Wednesday, June 3, 2009

Enter: The other side of the world

Entry and exit into Gaza is only possible with an Israeli-issued permit. The "permit" is not actually a piece of paper or any substantive form of any tangible item so far as I can determine, but is a simple permission in some system that puts a name onto a permissable list. Entry and exit into Gaza than requires a second bureucratic step known as "coordination" made possible by Israelis. One day last week a member of the US Embassy security team phoned me out of the blue and said, "you are admitted to enter into Gaza on Sunday." It's not an invitation I could lightly turn down.

Directly prior to my leaving, I fortunately ran into an American friend who had entered Gaza in the past few months. She offered to give me a rundown of the procedures for getting through the border crossing (no simple procedure when it comes to any of Israel's border crossings) which I can summarize as "just keep walking, keep going through the turnstyles, there will be nobody around, you won't know where you are going, just follow those who offer help

With those helpful instructions running through my head, I pulled up to the Erez terminal on a bright, hot Sunday morning. Erez terminal is quite a sight - from the outside it looks like a clean, effecient, spanking new airport terminal. Except it is completely empty, there is no movement, no sound, no voices. I hand my passport to an Israeli soldier seated in a triple-glassed booth and then I wait for 20 minutes in the glaring sun waiting for my name to be called. When it is, I proceed through a metal gate and toward the entrance of the terminal, following the simple signs with arrows that say "Gaza". After a border guard grilled me with questions inside a glass booth, my passport is stamped and I make my way through a series of turnstyles (through which only fit a person and one small piece of luggage), then down a narrow, grey, silenced corridor which ends at a cement wall. In the cement wall are two large steel doors.

When I managed myself and my small bag through the final turnstyle, I was standing in front of the two large steel doors suddenly feeling as if I was at the moment in that Jim Carry movie, "The Truman Show" when Truman realizes that he's reached the edge of the set and he is being watched. Security cameras sit high on the wall. And suddenly, one of the steel doors opens automatically, ashuring me through to the other side

A smiling Palestinian greets me on the side, takes my bag, and leads me down a long, open aired cooridor where he passes me off to another bag handler who accompanies me a kilometer down a gravelled, pot holed road toward my waiting colleagues. I handed over some money for the baggage handling and I was then officially on Gaza territory. One additional checkpoint is left - a few cement barriers in the middle of the road where Hamas officials take down my name and the name of my organization, then welcome me to their country.

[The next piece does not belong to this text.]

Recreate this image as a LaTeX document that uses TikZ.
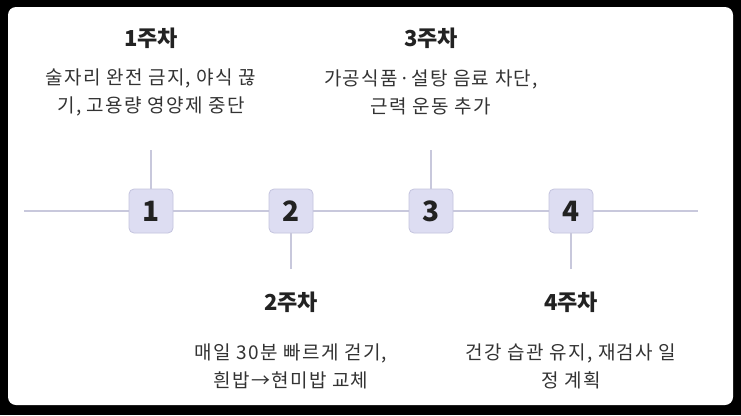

Its a country that has seen many changes, where current events change the landscape of the Strip in unpredictable fashion at a continual interval of every 3-5 years. Its immediately evident that this is the most populated piece of land on earth - miles and miles of cement buildings reach to the Meditteranean shores. The poverty is also immediately evident - in the smell of rotting sewage, in the site of a young, shoeless man limping down a street, and in the sounds of the donkey carts limping slowly down the paed streets with their human loads. And finally, it is evident who is in charge - the green flags scribbled with Arabic hang from every available light post, building and tree. Bearded men in clean, crisp navy blue uniforms bring a discipline to the streets that is definitely not evident in the West Bank

I watch and observe this place that seems like the other side of the world, if only because the journey was so strange.